— Input records —
━━━━

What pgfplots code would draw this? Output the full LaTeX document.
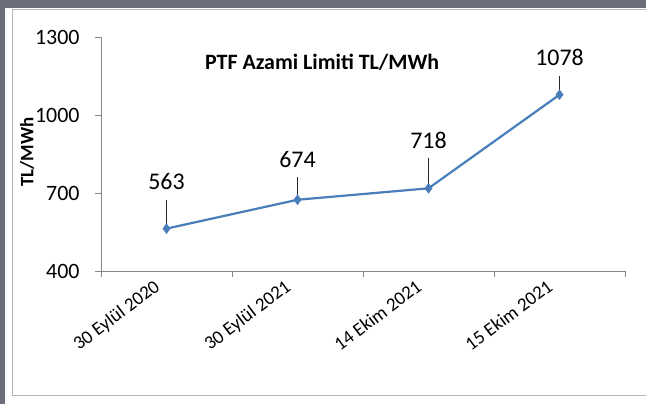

━━━━

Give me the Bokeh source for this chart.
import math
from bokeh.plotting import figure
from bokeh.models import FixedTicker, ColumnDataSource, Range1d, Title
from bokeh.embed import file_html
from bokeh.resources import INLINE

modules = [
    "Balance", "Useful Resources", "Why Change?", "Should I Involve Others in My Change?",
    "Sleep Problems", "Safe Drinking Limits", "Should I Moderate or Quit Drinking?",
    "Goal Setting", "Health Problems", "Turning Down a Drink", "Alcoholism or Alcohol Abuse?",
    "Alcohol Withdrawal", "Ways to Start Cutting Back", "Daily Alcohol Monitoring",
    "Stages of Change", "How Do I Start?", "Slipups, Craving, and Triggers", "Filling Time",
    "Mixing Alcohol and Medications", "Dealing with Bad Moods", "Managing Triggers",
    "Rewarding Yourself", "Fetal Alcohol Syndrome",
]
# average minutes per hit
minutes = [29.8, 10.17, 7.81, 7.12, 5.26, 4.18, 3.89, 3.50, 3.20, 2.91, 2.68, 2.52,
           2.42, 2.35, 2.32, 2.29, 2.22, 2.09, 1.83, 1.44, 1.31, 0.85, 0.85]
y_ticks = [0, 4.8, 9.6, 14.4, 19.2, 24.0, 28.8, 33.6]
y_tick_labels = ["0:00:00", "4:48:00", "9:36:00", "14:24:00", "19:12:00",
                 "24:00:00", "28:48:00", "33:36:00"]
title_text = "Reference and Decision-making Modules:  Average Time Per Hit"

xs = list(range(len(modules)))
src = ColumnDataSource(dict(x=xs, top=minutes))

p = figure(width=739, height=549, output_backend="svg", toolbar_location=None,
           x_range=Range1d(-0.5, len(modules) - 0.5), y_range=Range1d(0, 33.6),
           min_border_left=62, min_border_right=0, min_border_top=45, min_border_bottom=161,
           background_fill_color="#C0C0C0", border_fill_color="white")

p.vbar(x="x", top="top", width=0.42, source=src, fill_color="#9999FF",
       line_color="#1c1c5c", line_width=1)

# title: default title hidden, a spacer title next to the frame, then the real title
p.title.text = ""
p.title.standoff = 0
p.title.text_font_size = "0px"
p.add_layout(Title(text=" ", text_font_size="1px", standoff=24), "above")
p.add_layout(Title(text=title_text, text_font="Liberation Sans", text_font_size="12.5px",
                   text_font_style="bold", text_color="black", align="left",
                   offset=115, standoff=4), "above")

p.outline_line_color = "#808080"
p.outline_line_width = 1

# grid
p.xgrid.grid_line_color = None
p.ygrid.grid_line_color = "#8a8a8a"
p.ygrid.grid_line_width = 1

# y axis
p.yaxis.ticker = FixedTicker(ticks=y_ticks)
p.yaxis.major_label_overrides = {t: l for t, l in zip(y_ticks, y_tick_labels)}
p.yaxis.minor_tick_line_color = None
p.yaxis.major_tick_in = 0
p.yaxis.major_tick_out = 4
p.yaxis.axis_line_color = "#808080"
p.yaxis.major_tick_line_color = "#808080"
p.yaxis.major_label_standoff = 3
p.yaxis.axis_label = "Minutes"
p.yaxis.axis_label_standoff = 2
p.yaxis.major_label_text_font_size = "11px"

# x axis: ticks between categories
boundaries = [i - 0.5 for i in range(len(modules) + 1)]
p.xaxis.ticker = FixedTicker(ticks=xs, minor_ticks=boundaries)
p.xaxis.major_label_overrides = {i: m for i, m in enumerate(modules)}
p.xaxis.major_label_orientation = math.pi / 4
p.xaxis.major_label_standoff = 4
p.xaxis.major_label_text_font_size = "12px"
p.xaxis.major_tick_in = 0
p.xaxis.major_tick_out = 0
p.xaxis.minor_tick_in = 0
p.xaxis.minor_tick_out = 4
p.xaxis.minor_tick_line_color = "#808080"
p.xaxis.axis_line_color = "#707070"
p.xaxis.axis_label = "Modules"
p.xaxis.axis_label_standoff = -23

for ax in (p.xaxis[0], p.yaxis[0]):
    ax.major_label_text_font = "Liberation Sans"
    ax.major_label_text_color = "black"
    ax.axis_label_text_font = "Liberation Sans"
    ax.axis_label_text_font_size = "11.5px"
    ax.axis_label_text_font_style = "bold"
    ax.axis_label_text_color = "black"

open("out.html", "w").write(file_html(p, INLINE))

━━━━

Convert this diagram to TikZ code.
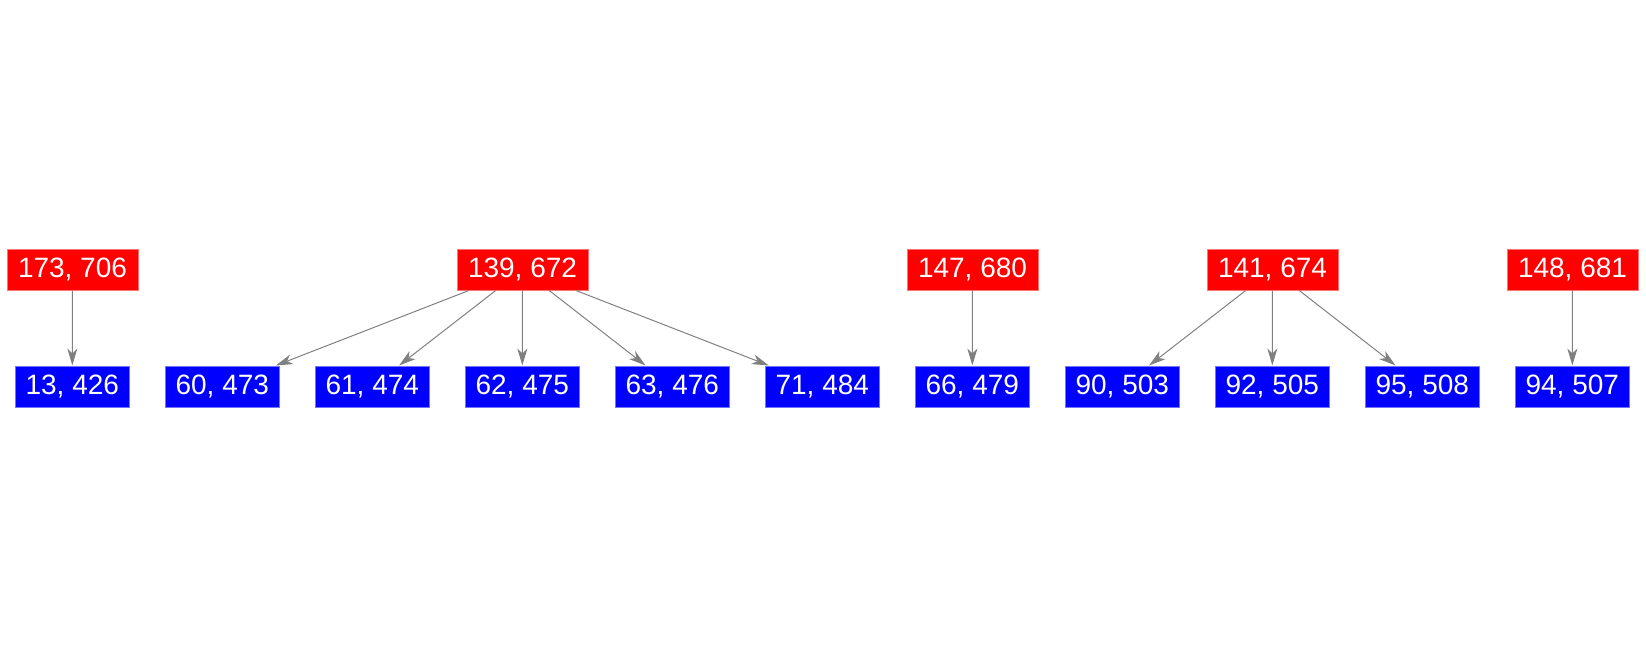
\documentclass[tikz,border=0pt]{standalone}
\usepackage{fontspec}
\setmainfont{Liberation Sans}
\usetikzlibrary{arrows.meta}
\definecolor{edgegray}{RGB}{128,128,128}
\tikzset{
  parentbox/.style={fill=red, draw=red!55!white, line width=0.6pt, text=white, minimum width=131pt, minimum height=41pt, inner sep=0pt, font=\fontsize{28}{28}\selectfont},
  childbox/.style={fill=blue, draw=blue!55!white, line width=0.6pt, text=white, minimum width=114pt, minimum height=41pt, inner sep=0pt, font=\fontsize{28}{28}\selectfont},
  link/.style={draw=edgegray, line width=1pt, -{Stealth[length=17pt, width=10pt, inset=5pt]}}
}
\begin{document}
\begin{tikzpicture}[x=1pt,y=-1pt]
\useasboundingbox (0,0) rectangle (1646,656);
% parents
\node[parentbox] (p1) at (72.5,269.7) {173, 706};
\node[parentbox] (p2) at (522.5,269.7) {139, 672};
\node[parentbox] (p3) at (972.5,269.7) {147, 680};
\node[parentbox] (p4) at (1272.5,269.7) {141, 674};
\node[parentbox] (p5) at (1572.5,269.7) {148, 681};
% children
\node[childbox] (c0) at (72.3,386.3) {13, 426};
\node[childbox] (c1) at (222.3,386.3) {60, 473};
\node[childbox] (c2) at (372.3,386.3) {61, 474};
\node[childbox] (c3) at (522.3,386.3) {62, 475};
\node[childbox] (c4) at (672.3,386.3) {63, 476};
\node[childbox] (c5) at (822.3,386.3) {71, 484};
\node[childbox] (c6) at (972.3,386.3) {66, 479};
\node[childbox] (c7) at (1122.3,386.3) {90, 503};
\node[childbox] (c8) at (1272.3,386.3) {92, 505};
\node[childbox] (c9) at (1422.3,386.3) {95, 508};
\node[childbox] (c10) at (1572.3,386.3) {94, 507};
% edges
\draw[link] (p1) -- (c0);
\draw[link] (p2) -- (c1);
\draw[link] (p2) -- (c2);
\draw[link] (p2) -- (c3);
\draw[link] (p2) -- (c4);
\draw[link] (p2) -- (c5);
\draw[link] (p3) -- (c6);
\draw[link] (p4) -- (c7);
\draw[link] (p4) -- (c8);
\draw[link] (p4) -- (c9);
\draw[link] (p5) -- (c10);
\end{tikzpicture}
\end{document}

━━━━

— What you should do —
Count every line of the records that holds the string "this". Write only the total.

— Full solution —
3